#### [AIM]
Working from the top of the listing below, retype each line through the line containing "(ni1) at (412,83)", both included, with no pictures.

#### [LISTED RECORDS]
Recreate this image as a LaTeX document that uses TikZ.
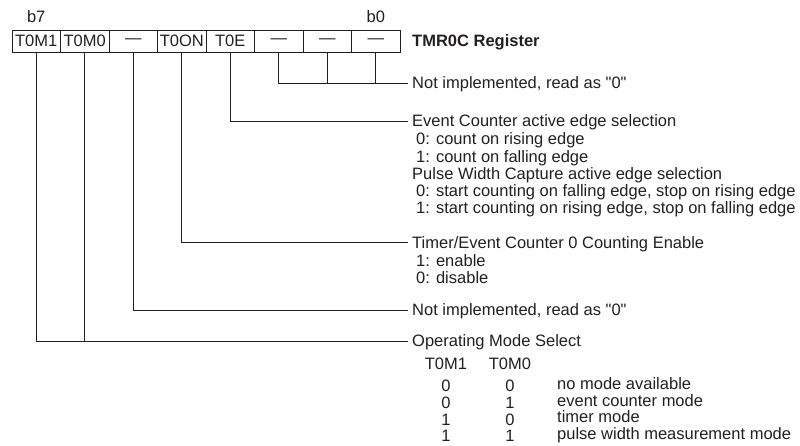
\documentclass[tikz,border=0pt]{standalone}
\usepackage{fontspec}
\setmainfont{Liberation Sans}
\usetikzlibrary{positioning}
\definecolor{ink}{RGB}{35,31,32}

\begin{document}
\begin{tikzpicture}[x=1pt, y=-1pt,
        every node/.style = {font=\fontsize{16.5}{17.3}\selectfont, text=ink},
        bit/.style = {draw=ink, line width=0.9pt, minimum width=48.5pt, minimum height=22pt, inner sep=0pt},
        txt/.style = {inner sep=0pt, text height=11.8pt, text depth=0pt},
        hdr/.style = {txt, anchor=west},
        opt/.style = {align=left, inner sep=0pt},
        wire/.style = {draw=ink, line width=0.9pt, shorten >=4pt},
        tap/.style = {draw=ink, line width=0.9pt}
        ]
        \useasboundingbox (0,0) rectangle (800,446);

        % register cells, b7 on the left
        \node[bit] (t0m1) at (36.25,41) {T0M1};
        \node[bit] (t0m0) at (84.75,41) {T0M0};
        \node[bit] (bit5) at (133.25,41) {\textemdash};
        \node[bit] (t0on) at (181.75,41) {T0ON};
        \node[bit] (t0e)  at (230.25,41) {T0E};
        \node[bit] (bit2) at (278.75,41) {\textemdash};
        \node[bit] (bit1) at (327.25,41) {\textemdash};
        \node[bit] (bit0) at (375.75,41) {\textemdash};

        \node[txt] (lb7) at (36.25,17) {b7};
        \node[txt] (lb0) at (375.75,17) {b0};
        \node[hdr, font=\fontsize{16.5}{17.3}\selectfont\bfseries] (title) at (412,41) {TMR0C Register};

        % descriptions
        \node[hdr] (ni1) at (412,83) {Not implemented, read as \textquotedbl 0\textquotedbl};

        \node[hdr] (ec) at (412,121) {Event Counter active edge selection};
        \node[opt, below=5.5pt of ec.south west, anchor=north west] (ecopt) {%
            \hspace*{4pt}0: count on rising edge\\
            \hspace*{4pt}1: count on falling edge\\
            Pulse Width Capture active edge selection\\
            \hspace*{4pt}0: start counting on falling edge, stop on rising edge\\
            \hspace*{4pt}1: start counting on rising edge, stop on falling edge};

        \node[hdr] (tec) at (412,242.5) {Timer/Event Counter 0 Counting Enable};
        \node[opt, below=5.5pt of tec.south west, anchor=north west] (tecopt) {%
            \hspace*{4pt}1: enable\\
            \hspace*{4pt}0: disable};

        \node[hdr] (ni2) at (412,310) {Not implemented, read as \textquotedbl 0\textquotedbl};

        \node[hdr] (oms) at (412,341) {Operating Mode Select};
        \node[txt] (hm1) at (446,364) {T0M1};
        \node[txt] (hm0) at (510,364) {T0M0};
        \foreach \a/\b/\mode/\y [count=\r] in {0/0/no mode available/386, 0/1/event counter mode/402.7,
                1/0/timer mode/419.4, 1/1/pulse width measurement mode/436} {
            \node[txt] (m1r\r) at (446,\y) {\a};
            \node[txt] (m0r\r) at (510,\y) {\b};
            \node[hdr] (mode\r) at (557,\y-2.5) {\mode};
        }

        % connectors
        \draw[wire] (bit2.south) |- (ni1.west);
        \draw[tap]  (bit1.south) -- (bit1.south |- ni1.west);
        \draw[tap]  (bit0.south) -- (bit0.south |- ni1.west);
        \draw[wire] (t0e.south) |- (ec.west);
        \draw[wire] (t0on.south) |- (tec.west);
        \draw[wire] (bit5.south) |- (ni2.west);
        \draw[wire] (t0m1.south) |- (oms.west);
        \draw[tap]  (t0m0.south) -- (t0m0.south |- oms.west);
    \end{tikzpicture}
\end{document}
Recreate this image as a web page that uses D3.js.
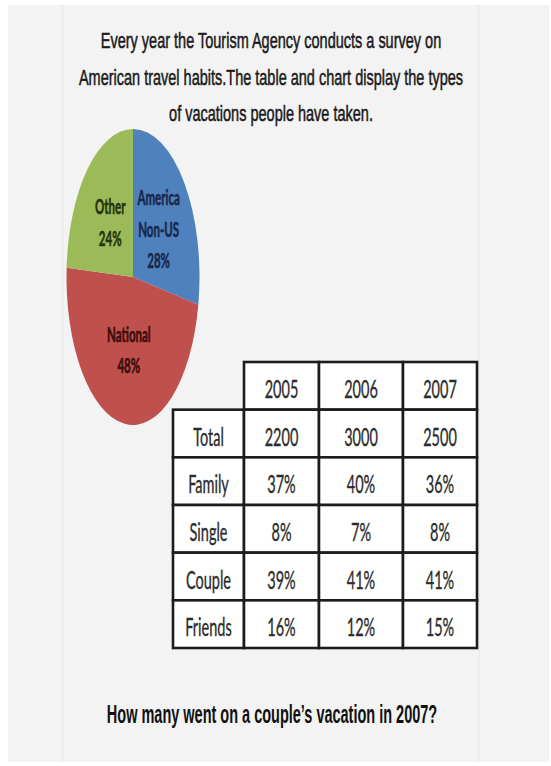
<!DOCTYPE html>
<html>
<head>
<meta charset="utf-8">
<script src="https://cdn.jsdelivr.net/npm/d3@7"></script>
<style>
  html, body { margin: 0; padding: 0; background: #fff; }
  svg { display: block; }
</style>
</head>
<body>
<div id="chart"></div>
<script>
// data
const titleLines = [
	"Every year the Tourism Agency conducts a survey on",
	"American travel habits.The table and chart display the types",
	"of vacations people have taken."
];
const question = "How many went on a couple\u2019s vacation in 2007?";

const slices = ["America Non-US", "National", "Other"];
const shares = [28, 48, 24];
const sliceColors = ["#4f81bd", "#c0504d", "#9bbb59"];
const labelColors = ["#17284a", "#3b0d0c", "#27330f"];

const years = ["2005", "2006", "2007"];
const rowNames = ["Total", "Family", "Single", "Couple", "Friends"];
const totals = [2200, 3000, 2500];
const family = [37, 40, 36];
const single = [8, 7, 8];
const couple = [39, 41, 41];
const friends = [16, 12, 15];

const width = 551,
	height = 766;

const svg = d3
	.select("#chart")
	.append("svg")
	.attr("width", width)
	.attr("height", height);

// page background
svg.append("rect")
	.attr("x", 8)
	.attr("y", 5)
	.attr("width", 541)
	.attr("height", 757)
	.attr("fill", "#f3f3f3");
[63, 479].forEach((x) => {
	svg.append("line")
		.attr("x1", x)
		.attr("x2", x)
		.attr("y1", 5)
		.attr("y2", 762)
		.attr("stroke", "#ebebeb")
		.attr("stroke-width", 1.5);
});

// text drawn tall and narrow like the stretched picture
const stretchText = (parent, x, y, sy, txt) => {
	return parent
		.append("g")
		.attr("transform", "translate(" + x + "," + y + ") scale(1," + sy + ")")
		.append("text")
		.attr("text-anchor", "middle")
		.text(txt);
};

// title
titleLines.forEach((line, i) => {
	stretchText(svg, 271, 48 + i * 36.7, 1.54, line)
		.attr("fill", "#1a1a1a")
		.attr("stroke", "#1a1a1a")
		.attr("stroke-width", 0.35)
		.style("font", "14.5px 'Liberation Sans', Arial, sans-serif");
});

// pie (circle squeezed into an ellipse)
const pieCx = 133,
	pieCy = 277,
	R = 100,
	sx = 0.665,
	sy = 1.48;

const pieData = d3.pie().sort(null).value((d) => d)(shares);
const arc = d3.arc().innerRadius(0).outerRadius(R);

svg.append("g")
	.attr("transform", "translate(" + pieCx + "," + pieCy + ") scale(" + sx + "," + sy + ")")
	.selectAll("path")
	.data(pieData)
	.enter()
	.append("path")
	.attr("d", arc)
	.attr("fill", (d, i) => sliceColors[i]);

pieData.forEach((d, i) => {
	const c = arc.centroid(d);
	const lines = slices[i].split(" ").concat([shares[i] + "%"]);
	const lx = pieCx + c[0] * sx;
	const ly = pieCy + c[1] * sy;
	const step = 31.5;
	lines.forEach((t, j) => {
		const y = ly + (j - (lines.length - 1) / 2) * step + 7;
		stretchText(svg, lx, y, 1.85, t)
			.attr("fill", labelColors[i])
			.attr("stroke", labelColors[i])
			.attr("stroke-width", 0.3)
			.style("font", "bold 11.5px Lato, 'Open Sans', sans-serif");
	});
});

// table
const colEdges = [173, 244, 319, 403, 477];
const cols = ["label"].concat(years);
const colX = d3.scaleOrdinal().domain(cols).range(colEdges.slice(0, 4));
const colW = (c) => colEdges[cols.indexOf(c) + 1] - colEdges[cols.indexOf(c)];
const rowY = d3
	.scaleBand()
	.domain(["head"].concat(rowNames))
	.range([362, 648]);

const pct = (arr) => arr.map((v) => v + "%");
const rowValues = {
	Total: totals.map(String),
	Family: pct(family),
	Single: pct(single),
	Couple: pct(couple),
	Friends: pct(friends)
};

const cells = [];
years.forEach((yr) => cells.push({ row: "head", col: yr, text: yr }));
rowNames.forEach((r) => {
	cells.push({ row: r, col: "label", text: r });
	years.forEach((yr, j) => cells.push({ row: r, col: yr, text: rowValues[r][j] }));
});

const table = svg.append("g");
table
	.selectAll("rect")
	.data(cells)
	.enter()
	.append("rect")
	.attr("x", (d) => colX(d.col))
	.attr("y", (d) => rowY(d.row))
	.attr("width", (d) => colW(d.col))
	.attr("height", rowY.bandwidth())
	.attr("fill", "#fff")
	.attr("stroke", "#1c1c1c")
	.attr("stroke-width", 2.6);

cells.forEach((d) => {
	const x = colX(d.col) + colW(d.col) / 2;
	const y = rowY(d.row) + rowY.bandwidth() / 2 + 12;
	stretchText(table, x, y, 1.78, d.text)
		.attr("fill", "#2b2b2b")
		.attr("stroke", "#2b2b2b")
		.attr("stroke-width", 0.2)
		.style("font", "14.5px Lato, 'Open Sans', sans-serif");
});

// question
stretchText(svg, 272, 723, 1.73, question)
	.attr("fill", "#111")
	.style("font", "bold 14.5px 'Liberation Sans', Arial, sans-serif");
</script>
</body>
</html>
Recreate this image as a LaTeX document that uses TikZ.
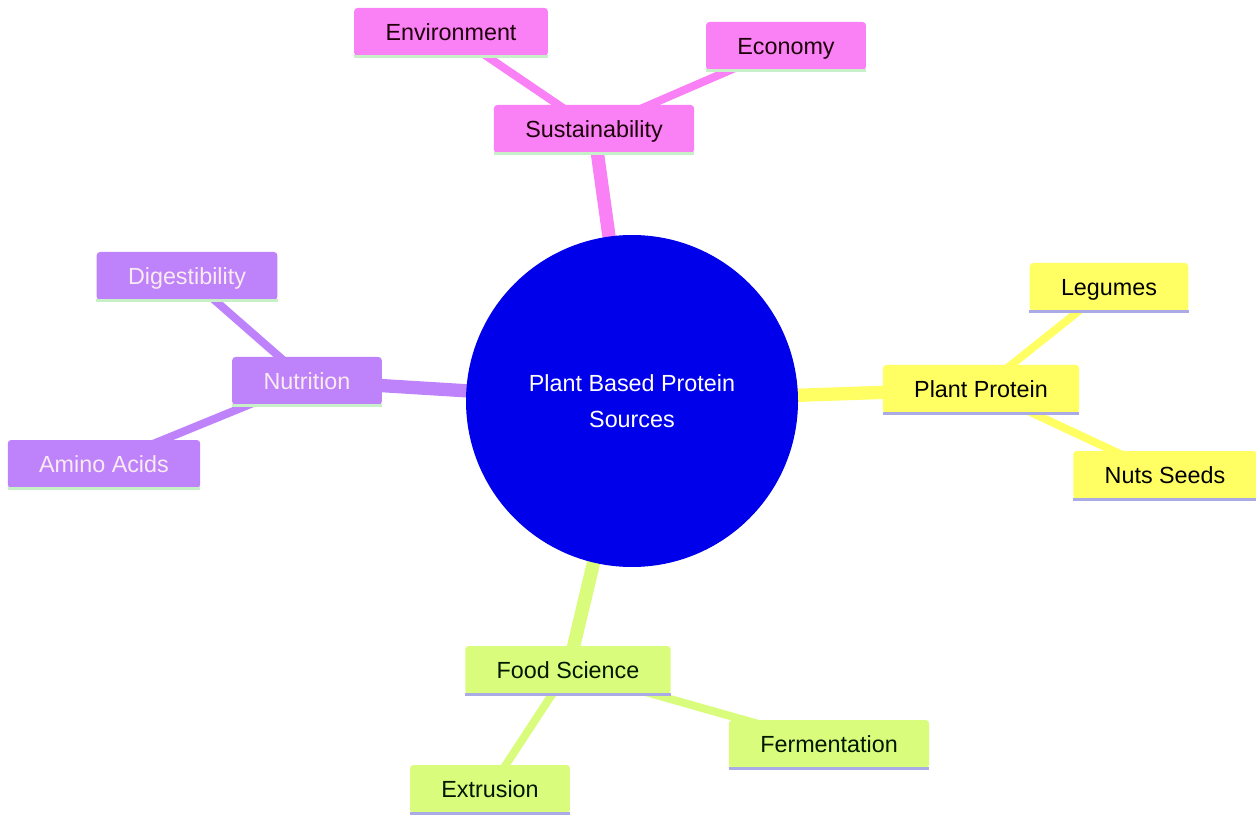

#### [ANSWER]
Recreate this image as a LaTeX document that uses TikZ.
\documentclass[tikz,border=0pt]{standalone}
\usepackage{fontspec}
\setmainfont{Liberation Sans}
\usetikzlibrary{positioning}
\definecolor{ink}{RGB}{35,31,32}

\begin{document}
\begin{tikzpicture}[x=1pt, y=-1pt,
        every node/.style = {font=\fontsize{16.5}{17.3}\selectfont, text=ink},
        bit/.style = {draw=ink, line width=0.9pt, minimum width=48.5pt, minimum height=22pt, inner sep=0pt},
        txt/.style = {inner sep=0pt, text height=11.8pt, text depth=0pt},
        hdr/.style = {txt, anchor=west},
        opt/.style = {align=left, inner sep=0pt},
        wire/.style = {draw=ink, line width=0.9pt, shorten >=4pt},
        tap/.style = {draw=ink, line width=0.9pt}
        ]
        \useasboundingbox (0,0) rectangle (800,446);

        % register cells, b7 on the left
        \node[bit] (t0m1) at (36.25,41) {T0M1};
        \node[bit] (t0m0) at (84.75,41) {T0M0};
        \node[bit] (bit5) at (133.25,41) {\textemdash};
        \node[bit] (t0on) at (181.75,41) {T0ON};
        \node[bit] (t0e)  at (230.25,41) {T0E};
        \node[bit] (bit2) at (278.75,41) {\textemdash};
        \node[bit] (bit1) at (327.25,41) {\textemdash};
        \node[bit] (bit0) at (375.75,41) {\textemdash};

        \node[txt] (lb7) at (36.25,17) {b7};
        \node[txt] (lb0) at (375.75,17) {b0};
        \node[hdr, font=\fontsize{16.5}{17.3}\selectfont\bfseries] (title) at (412,41) {TMR0C Register};

        % descriptions
        \node[hdr] (ni1) at (412,83) {Not implemented, read as \textquotedbl 0\textquotedbl};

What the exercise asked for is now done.